Warning: Spoilers ahead.
It’s a bird! It’s a plane! No, it’s – none of that patriarchal nonsense. It’s powerful black women who unapologetically kick ass.
Since time immemorial, or since superhero comics came into being, the superhero film and an overdose of testosterone have always gone hand in hand. Director Ryan Coogler and writer Joe Robert Cole made sure to park all damsel-in-distress stereotypes by the door before they went in to make this film.
It is time to retire these tired and old archetypes that shove women into overused frameworks of mainstream action-based cinema. Black Panther is a promise to look forward to a future where women blast open the white stereotypes of eye candy and recipients of male saviour-itis, who only exist to appeal to the protagonist’s swollen male ego.
In short, the mettle these women are made of = stronger than Wakanda’s vibranium.
While Chadwick Boseman’s T’challa may have been the protagonist, let us all take a moment to acknowledge that this character would have been LOST, if it weren’t for the women in his life. They are his advisors, his protectors, his friends, his family and his entire support system. They stand by him, and when all hope seems lost, they save him.

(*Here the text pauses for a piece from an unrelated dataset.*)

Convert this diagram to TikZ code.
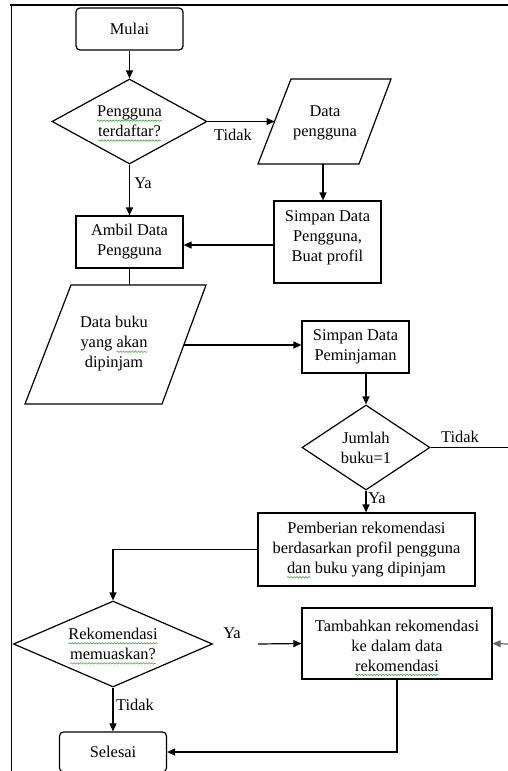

Black Panther broke the Bechdel Test.
Audiences far and wide, through the mainstream capital that Marvel has to offer, now have the option to see women outside the pervasive lens of whiteness, of imperialism and decimating that scaffold of male-centrism. This is that mainstream portal for young girls all over the world who will be watching this film and realise that one need not be white and in constant need of saving to deserve screen time. Fictional women, yes, but immensely profound role models as well.
These women are here to fight, and they refuse to pretty-it-up for you. The women in Black Panther refuse to be objectified or subject to male voyeurism. They shunned all white aesthetics. The film turned its back on the fury-inducing objectification that women in many superhero films have been subject to, simply for the heck of it.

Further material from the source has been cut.